Há muitas boas intenções no documentário de Douglas Duarte, sobretudo ao destrinchar a relevância que houve a eleição de 2014 para culminar no caos político, econômico e social ao qual o país infelizmente ainda vive -e há de viver nos anos que virão. Os principais problemas se iniciaram com a renovação da chapa Dilma/Temer, para o pleito de 2014. Após isso, a não aceitação da derrota e questionamento do processo eleitoral por conta do PSDB e de Aécio Neves, que culminaram numa aliança com Eduardo Cunha, que ascendeu ao posto de presidente da Câmara, segundo na linha sucessória. A falta de traquejo político da então presidente fez a mesma nomear o então vice presidente ao posto de articulador político do governo, o dando completa liberdade para articular a sua destituição. Houve profunda letargia por parte do governo ao compreender os movimentos que visavam usurpar o poder e as demais manipulações midiáticas, gerando manifestações populares favoráveis ao processo. Para finalizar, Duarte ainda aponta em “Excelentíssimos” a operação Lava-Jato como um instrumento para desestabilizar o governo e conduzi-lo ao fim, além de tirar do páreo o favorito ao pleito de 2018 e o maior líder popular vigente na América Latina, o presidente Luís Inácio Lula da Silva. Um governo julgado por corrupção, porém jamais por crime de responsabilidade, único mérito possível para o impeachment de um mandatário em exercício.
O problema de “Excelentíssimos“, entretanto, são os excessos de intenções. Ele tenta personificar os algozes de Dilma ao mesmo tempo que tenta dar voz aos seus defensores. Soa meio satírico a comparação, quase superficial. Não há uma intenção em aprofundar a retórica política, tão pouco o destrinchamento do impeachment vai se perdendo em alguns maneirismos previsíveis. Ele usa de uma ironia quase escancarada, por exemplo, da oposição comandar as principais funções que julgam o impedimento de uma mandatária de um partido que os venceu quatro vezes seguidas. Ele foge um pouco da temática para fazer um retrato do caos político brasileiro, repetidamente ele usa as palavras “Casa do Povo” ao se referir à Câmara dos Deputados, porém ele usa de imagens tão óbvias para demonstrar o quão segregadora é essa instituição.
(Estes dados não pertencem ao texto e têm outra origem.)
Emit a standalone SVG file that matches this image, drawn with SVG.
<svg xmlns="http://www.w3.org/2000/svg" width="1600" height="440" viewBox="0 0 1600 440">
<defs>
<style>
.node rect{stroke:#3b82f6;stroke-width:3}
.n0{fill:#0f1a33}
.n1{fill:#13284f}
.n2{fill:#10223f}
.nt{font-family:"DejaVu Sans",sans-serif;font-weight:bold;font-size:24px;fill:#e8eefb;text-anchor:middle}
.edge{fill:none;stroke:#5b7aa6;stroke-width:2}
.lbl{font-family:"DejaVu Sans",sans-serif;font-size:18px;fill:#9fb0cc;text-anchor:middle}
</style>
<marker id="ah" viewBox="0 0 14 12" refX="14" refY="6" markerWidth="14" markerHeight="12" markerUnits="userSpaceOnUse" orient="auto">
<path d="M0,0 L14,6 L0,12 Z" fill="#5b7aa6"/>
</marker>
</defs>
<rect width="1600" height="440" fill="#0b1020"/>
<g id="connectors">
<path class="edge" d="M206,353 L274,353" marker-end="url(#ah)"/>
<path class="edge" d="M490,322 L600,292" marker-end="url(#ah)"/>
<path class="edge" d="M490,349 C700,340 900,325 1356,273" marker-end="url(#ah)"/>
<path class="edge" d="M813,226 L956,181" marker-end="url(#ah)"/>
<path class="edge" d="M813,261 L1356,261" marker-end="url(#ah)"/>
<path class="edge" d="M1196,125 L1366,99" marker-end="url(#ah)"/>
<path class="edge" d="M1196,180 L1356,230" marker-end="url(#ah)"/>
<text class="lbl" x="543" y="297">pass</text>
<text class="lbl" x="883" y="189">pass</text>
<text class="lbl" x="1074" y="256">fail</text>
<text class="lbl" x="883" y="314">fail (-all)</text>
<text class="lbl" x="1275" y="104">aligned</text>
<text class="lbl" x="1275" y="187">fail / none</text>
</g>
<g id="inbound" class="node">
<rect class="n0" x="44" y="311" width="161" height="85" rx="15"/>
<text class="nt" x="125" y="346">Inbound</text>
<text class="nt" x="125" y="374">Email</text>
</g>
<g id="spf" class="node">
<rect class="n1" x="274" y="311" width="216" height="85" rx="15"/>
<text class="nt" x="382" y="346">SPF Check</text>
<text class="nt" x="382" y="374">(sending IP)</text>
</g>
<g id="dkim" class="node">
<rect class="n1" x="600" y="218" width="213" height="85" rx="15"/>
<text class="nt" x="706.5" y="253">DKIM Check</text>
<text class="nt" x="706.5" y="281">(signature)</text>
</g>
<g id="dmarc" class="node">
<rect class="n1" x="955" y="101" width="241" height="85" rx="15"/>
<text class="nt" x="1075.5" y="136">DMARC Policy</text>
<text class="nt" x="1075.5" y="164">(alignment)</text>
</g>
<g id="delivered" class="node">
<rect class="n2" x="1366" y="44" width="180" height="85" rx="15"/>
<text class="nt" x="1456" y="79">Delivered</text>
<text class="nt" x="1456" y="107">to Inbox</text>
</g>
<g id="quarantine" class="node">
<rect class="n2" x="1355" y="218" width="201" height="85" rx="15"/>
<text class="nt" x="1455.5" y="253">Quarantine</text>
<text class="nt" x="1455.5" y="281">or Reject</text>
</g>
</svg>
O que aconteceu no Brasil de 2014 em diante serão fatos a serem estudados, por diversas áreas, sobretudo o Cinema. Contudo, a clareza que houve no país uma ruptura democrática, com um processo ilegítimo que destituiu uma presidente honesta, está praticamente sacramentada na narrativa nacional, não só pelos filmes feitos a partir desse processo, mais sim pelos autos-processuais, pelos fatos. Contudo, nada foi o mesmo desde aquela eleição, é um pontapé inicial para entender os rumos ao qual estamos caminhando, ainda que o cinema seja um alento e decisivo para analisarmos como, por qual motivo chegamos aqui e o que pode ser feito de agora em diante, não deixa de ser desesperançoso pensar no futuro. Infelizmente, nos resta lutar e refletir, aonde chegaremos.
O mais irônico, a frase do então presidente Eduardo Cunha, ao proferir seu voto no impeachment, soou quase profética: Que Deus tenha misericórdia de nossa nação.